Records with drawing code
....................
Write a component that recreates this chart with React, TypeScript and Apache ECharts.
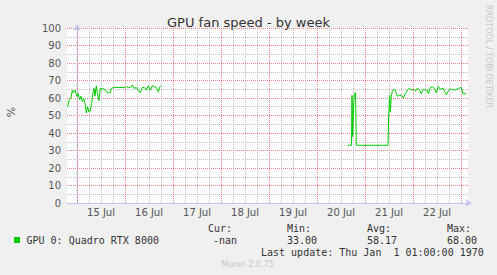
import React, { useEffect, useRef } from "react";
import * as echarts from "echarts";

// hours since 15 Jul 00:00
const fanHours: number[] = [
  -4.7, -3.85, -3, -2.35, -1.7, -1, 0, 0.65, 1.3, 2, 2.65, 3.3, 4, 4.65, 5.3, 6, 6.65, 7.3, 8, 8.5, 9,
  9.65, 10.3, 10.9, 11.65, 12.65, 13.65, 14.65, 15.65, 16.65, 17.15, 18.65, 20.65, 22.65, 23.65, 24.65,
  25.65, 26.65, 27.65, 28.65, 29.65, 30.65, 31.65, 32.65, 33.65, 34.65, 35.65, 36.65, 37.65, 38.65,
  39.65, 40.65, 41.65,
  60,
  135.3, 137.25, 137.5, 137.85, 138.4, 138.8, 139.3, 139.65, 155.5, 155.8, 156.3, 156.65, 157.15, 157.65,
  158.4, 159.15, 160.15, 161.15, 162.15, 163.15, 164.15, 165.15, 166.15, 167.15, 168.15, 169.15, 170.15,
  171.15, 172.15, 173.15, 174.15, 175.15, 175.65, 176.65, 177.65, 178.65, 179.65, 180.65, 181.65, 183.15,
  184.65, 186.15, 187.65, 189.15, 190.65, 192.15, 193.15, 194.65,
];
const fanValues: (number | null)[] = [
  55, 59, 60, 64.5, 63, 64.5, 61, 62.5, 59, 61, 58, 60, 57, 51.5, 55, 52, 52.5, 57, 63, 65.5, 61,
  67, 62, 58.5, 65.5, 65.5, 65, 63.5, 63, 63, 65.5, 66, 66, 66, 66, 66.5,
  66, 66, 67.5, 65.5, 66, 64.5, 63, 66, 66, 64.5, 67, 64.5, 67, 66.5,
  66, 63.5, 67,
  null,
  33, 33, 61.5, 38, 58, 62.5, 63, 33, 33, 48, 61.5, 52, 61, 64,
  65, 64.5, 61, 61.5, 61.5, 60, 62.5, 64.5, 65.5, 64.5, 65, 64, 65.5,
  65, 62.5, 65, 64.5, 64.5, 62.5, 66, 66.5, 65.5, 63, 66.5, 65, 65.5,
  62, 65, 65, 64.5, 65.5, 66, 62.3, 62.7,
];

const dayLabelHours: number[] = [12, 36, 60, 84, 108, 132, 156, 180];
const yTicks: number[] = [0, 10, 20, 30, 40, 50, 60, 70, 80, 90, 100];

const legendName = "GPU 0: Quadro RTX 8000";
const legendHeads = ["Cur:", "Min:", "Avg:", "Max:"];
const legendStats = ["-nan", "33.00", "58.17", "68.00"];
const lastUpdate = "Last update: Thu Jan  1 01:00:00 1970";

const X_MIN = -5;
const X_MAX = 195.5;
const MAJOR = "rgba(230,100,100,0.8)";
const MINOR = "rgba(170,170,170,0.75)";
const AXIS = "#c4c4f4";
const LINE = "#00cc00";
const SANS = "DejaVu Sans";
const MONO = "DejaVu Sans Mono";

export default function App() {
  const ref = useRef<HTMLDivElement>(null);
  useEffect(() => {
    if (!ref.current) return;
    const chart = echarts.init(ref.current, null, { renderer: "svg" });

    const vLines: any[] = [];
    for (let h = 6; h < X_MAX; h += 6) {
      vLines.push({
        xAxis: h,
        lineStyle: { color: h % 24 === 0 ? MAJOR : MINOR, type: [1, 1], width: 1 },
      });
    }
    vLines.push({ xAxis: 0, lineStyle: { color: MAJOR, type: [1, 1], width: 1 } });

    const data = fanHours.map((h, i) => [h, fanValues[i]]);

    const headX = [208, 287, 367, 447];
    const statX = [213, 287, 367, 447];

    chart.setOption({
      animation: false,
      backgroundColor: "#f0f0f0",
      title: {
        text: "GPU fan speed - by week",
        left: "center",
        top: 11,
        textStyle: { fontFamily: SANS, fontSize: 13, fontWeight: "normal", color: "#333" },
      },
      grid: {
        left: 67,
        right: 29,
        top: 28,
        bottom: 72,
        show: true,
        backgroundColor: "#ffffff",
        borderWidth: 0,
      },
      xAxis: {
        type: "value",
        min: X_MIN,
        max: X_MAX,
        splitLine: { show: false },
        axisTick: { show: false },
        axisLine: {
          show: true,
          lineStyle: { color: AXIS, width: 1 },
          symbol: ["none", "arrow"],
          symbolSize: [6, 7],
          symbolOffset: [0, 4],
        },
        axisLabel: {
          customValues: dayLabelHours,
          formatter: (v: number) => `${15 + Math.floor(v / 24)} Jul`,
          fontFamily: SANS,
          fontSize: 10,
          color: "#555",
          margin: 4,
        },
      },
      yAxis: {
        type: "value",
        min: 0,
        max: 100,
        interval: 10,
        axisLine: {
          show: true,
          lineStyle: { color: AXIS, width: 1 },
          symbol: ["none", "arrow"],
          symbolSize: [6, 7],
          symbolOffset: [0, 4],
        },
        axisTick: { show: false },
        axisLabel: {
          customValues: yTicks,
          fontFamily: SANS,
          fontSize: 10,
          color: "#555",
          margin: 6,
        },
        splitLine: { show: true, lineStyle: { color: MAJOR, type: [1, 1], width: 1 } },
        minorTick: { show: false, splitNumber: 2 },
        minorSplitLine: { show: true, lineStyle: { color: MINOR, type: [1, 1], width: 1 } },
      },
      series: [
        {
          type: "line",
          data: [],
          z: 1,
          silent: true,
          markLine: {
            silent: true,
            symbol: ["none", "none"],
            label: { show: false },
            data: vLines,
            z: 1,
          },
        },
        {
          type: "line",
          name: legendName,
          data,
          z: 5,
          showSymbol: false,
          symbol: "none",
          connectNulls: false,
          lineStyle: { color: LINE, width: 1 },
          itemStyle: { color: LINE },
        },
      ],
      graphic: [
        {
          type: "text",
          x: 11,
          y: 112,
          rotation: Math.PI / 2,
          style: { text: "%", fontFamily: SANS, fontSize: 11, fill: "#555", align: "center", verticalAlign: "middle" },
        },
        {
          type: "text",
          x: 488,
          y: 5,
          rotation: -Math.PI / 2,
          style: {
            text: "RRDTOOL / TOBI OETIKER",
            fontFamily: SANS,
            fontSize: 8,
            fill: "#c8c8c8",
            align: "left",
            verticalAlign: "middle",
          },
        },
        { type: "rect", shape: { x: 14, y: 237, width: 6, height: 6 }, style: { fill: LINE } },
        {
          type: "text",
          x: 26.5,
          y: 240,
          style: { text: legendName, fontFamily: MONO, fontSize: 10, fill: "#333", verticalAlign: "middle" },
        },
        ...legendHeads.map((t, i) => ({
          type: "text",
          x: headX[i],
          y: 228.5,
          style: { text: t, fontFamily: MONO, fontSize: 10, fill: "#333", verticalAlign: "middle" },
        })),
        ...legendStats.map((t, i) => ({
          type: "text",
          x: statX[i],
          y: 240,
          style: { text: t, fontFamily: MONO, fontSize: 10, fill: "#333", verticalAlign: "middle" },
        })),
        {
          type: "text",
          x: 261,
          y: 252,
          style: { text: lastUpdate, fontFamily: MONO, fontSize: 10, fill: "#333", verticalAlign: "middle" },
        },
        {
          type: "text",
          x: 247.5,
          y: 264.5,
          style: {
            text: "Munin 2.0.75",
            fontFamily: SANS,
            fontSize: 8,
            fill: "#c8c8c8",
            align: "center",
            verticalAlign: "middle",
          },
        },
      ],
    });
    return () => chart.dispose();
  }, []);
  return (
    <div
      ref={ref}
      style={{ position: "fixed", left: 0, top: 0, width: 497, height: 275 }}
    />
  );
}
....................
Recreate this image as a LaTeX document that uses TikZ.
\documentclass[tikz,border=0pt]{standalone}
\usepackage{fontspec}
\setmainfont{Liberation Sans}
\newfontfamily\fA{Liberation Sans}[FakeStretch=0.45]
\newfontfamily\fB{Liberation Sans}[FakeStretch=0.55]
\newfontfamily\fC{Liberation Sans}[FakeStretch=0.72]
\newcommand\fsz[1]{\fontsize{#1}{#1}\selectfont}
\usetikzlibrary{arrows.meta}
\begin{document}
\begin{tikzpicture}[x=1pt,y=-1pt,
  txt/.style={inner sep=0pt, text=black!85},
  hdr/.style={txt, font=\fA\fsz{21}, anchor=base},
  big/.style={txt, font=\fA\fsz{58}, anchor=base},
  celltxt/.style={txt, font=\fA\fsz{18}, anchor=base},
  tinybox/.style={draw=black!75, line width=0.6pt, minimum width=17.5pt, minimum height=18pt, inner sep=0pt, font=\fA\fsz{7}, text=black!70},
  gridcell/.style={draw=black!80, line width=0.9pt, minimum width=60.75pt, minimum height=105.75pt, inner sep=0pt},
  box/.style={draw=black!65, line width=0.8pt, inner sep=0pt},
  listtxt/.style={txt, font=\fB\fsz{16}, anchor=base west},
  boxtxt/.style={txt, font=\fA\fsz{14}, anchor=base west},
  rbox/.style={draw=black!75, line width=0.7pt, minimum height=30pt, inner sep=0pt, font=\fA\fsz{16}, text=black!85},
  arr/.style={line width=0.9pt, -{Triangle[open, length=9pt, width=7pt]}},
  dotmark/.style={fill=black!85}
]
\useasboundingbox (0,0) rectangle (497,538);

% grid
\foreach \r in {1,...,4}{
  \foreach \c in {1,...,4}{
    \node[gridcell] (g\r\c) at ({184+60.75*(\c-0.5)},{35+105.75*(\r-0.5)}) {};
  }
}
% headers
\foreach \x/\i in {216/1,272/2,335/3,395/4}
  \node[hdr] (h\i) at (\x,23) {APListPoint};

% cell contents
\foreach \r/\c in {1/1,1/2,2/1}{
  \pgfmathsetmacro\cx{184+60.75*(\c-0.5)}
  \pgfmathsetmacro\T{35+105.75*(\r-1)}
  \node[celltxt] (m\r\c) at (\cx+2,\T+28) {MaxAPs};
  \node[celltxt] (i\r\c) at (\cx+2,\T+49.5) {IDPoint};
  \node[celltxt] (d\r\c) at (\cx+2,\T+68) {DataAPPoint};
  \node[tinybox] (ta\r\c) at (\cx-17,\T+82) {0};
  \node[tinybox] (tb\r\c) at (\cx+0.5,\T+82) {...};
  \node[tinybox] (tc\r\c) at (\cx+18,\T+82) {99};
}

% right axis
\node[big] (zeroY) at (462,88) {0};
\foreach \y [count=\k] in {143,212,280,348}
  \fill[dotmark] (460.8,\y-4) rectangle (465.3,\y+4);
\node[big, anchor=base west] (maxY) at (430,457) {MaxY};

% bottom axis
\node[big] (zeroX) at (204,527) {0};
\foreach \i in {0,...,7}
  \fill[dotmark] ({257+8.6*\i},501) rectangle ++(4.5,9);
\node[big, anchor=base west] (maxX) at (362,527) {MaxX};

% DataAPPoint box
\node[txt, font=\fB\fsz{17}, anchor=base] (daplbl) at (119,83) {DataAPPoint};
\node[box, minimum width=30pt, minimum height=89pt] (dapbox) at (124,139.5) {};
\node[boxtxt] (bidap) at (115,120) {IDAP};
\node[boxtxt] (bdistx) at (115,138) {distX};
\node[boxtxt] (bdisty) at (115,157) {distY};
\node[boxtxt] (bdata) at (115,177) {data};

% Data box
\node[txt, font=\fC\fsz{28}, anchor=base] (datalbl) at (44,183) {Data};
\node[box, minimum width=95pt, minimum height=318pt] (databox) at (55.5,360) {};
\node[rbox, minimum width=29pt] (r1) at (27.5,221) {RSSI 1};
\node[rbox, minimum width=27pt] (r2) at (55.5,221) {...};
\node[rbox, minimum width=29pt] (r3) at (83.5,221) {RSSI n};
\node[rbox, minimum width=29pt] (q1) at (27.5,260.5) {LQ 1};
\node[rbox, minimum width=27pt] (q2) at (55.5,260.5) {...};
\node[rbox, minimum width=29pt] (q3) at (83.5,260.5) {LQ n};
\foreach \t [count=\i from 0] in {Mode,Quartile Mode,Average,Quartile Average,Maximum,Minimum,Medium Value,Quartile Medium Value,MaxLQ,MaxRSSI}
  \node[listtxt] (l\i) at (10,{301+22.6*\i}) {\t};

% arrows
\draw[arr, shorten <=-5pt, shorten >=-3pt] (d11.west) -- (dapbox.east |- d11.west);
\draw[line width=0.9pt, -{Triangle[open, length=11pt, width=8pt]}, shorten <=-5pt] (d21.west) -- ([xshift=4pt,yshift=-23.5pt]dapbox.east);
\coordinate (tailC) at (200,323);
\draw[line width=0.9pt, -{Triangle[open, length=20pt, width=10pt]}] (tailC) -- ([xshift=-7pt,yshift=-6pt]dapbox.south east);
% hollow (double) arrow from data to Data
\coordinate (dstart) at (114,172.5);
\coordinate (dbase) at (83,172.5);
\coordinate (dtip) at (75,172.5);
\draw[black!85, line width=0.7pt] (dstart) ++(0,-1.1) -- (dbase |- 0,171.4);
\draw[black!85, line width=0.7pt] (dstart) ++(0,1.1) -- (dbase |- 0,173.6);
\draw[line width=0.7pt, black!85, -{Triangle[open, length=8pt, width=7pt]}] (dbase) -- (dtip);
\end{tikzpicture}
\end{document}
....................
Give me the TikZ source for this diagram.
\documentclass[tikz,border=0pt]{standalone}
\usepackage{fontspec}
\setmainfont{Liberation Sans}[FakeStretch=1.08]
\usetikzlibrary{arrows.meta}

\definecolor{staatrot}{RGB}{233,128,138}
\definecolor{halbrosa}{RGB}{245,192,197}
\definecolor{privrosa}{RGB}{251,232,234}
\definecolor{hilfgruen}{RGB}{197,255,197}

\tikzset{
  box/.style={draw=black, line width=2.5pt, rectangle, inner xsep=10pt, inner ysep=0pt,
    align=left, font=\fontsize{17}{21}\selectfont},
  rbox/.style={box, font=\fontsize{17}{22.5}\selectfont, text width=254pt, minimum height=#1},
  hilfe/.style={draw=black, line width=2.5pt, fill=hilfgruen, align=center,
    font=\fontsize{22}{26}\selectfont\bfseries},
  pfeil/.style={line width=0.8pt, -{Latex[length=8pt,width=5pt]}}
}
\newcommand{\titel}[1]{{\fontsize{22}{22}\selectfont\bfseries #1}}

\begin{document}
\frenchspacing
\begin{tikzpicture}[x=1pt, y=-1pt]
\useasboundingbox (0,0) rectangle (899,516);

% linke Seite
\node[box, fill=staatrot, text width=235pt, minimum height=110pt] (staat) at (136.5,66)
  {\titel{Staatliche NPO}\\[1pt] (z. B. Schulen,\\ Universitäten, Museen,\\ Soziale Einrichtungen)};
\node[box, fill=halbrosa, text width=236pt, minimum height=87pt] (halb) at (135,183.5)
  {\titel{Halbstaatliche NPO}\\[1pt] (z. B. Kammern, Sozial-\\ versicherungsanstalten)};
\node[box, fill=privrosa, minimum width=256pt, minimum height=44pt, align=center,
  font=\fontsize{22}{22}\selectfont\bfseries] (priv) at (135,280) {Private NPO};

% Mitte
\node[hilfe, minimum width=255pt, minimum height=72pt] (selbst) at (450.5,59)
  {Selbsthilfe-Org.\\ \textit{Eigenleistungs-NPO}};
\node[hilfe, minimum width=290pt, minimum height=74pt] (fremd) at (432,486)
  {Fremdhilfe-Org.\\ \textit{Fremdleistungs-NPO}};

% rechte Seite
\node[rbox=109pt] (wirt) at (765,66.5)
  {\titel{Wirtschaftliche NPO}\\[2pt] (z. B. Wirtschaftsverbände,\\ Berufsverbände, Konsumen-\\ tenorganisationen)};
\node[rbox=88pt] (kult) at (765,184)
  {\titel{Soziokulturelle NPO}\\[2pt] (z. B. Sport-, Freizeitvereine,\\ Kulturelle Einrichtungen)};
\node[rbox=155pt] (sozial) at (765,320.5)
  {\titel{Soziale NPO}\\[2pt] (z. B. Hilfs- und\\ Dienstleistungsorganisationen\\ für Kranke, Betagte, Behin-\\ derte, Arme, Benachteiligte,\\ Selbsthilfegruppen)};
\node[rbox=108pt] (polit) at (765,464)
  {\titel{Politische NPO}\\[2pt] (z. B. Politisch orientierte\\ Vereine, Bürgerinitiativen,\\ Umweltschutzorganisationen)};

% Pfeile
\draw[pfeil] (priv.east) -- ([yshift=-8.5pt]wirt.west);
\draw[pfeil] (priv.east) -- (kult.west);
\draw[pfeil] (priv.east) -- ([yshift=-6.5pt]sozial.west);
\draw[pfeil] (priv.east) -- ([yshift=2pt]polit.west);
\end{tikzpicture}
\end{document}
....................
▶ Job: The copy should hold exactly the lines from the line with "Write a component" to the line with "import * as", both ends in, set down without any pictures and with nothing added.

▶ Result below:
Write a component that recreates this chart with React, TypeScript and Apache ECharts.
import React, { useEffect, useRef } from "react";
import * as echarts from "echarts";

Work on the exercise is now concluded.